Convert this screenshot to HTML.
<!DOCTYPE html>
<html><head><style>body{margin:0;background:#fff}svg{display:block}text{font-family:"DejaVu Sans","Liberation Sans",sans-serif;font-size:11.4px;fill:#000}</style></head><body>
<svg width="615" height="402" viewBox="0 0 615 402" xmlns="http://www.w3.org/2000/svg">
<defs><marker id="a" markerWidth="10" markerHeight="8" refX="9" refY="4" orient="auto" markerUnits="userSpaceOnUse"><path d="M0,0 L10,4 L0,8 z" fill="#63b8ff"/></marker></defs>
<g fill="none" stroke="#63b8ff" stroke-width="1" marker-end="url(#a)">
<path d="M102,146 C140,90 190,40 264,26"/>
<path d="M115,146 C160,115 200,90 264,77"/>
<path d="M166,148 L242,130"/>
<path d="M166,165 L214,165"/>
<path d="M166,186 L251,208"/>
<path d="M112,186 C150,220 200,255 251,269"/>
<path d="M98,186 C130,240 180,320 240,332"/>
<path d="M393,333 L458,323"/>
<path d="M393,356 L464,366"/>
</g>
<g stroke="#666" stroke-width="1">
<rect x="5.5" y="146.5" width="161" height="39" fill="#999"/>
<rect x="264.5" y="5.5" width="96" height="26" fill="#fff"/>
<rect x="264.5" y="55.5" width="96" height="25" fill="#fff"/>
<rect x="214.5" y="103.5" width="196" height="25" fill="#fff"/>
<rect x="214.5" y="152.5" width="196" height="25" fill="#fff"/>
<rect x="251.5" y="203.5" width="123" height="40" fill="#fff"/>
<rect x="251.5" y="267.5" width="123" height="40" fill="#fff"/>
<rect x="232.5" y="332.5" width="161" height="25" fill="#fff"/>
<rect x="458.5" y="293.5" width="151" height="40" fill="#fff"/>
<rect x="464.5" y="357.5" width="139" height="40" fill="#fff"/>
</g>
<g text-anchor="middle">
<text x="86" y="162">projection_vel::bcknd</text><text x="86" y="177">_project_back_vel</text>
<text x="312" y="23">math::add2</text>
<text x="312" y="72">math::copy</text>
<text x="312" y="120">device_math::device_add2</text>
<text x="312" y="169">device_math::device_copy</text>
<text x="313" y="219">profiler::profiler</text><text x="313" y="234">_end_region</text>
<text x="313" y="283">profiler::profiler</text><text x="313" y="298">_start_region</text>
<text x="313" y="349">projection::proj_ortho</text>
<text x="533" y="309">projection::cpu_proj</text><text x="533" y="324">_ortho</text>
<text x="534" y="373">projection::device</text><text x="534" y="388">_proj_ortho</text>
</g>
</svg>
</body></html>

——————————

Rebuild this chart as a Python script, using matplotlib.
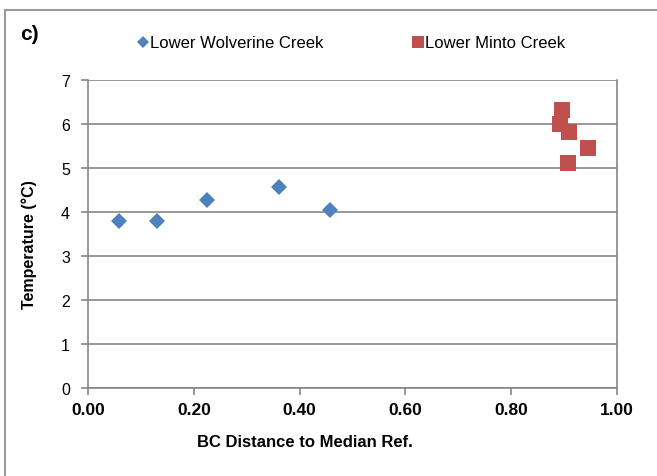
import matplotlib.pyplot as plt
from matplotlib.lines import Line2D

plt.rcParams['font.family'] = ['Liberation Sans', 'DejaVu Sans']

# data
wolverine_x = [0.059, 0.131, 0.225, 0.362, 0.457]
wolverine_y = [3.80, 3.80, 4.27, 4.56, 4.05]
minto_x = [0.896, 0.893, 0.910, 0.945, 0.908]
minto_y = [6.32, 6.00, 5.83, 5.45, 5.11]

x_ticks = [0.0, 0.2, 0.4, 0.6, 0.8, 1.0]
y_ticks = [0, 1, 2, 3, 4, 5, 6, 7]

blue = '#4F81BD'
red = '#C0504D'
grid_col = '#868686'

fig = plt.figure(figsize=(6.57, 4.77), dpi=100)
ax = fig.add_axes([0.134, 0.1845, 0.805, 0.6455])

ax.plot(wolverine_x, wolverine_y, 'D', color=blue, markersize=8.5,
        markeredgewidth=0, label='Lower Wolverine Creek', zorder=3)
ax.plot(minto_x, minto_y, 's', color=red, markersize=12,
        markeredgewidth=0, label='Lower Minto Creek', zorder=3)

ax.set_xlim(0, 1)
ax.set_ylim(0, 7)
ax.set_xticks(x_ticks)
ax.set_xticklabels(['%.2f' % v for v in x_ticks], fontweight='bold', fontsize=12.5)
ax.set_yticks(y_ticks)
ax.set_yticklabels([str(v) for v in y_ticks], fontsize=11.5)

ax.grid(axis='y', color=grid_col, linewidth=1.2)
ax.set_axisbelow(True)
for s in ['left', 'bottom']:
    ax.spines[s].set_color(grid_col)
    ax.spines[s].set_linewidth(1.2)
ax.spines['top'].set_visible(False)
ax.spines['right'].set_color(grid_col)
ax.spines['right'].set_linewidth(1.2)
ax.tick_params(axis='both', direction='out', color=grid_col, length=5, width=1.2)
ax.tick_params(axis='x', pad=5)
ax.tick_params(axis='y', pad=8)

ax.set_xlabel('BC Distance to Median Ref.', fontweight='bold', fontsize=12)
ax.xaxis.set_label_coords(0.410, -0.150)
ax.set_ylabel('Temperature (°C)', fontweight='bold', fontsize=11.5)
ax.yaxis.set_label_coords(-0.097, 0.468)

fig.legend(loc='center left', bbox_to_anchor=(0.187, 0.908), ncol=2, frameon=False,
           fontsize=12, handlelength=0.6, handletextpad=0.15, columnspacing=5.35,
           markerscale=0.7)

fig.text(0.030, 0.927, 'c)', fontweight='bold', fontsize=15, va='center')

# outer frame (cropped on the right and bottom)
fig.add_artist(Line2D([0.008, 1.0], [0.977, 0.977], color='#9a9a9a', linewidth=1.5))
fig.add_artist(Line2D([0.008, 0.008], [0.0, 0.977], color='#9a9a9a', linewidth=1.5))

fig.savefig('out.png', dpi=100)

——————————

What the exercise asks: Go back to the listing above and reproduce, exactly, the stretch from the line bearing "Rebuild this chart" through the line bearing "ax = fig.add_axes([0.134, 0.1845, 0.805, 0.6455])", without its pictures.

Correct response:
Rebuild this chart as a Python script, using matplotlib.
import matplotlib.pyplot as plt
from matplotlib.lines import Line2D

plt.rcParams['font.family'] = ['Liberation Sans', 'DejaVu Sans']

# data
wolverine_x = [0.059, 0.131, 0.225, 0.362, 0.457]
wolverine_y = [3.80, 3.80, 4.27, 4.56, 4.05]
minto_x = [0.896, 0.893, 0.910, 0.945, 0.908]
minto_y = [6.32, 6.00, 5.83, 5.45, 5.11]

x_ticks = [0.0, 0.2, 0.4, 0.6, 0.8, 1.0]
y_ticks = [0, 1, 2, 3, 4, 5, 6, 7]

blue = '#4F81BD'
red = '#C0504D'
grid_col = '#868686'

fig = plt.figure(figsize=(6.57, 4.77), dpi=100)
ax = fig.add_axes([0.134, 0.1845, 0.805, 0.6455])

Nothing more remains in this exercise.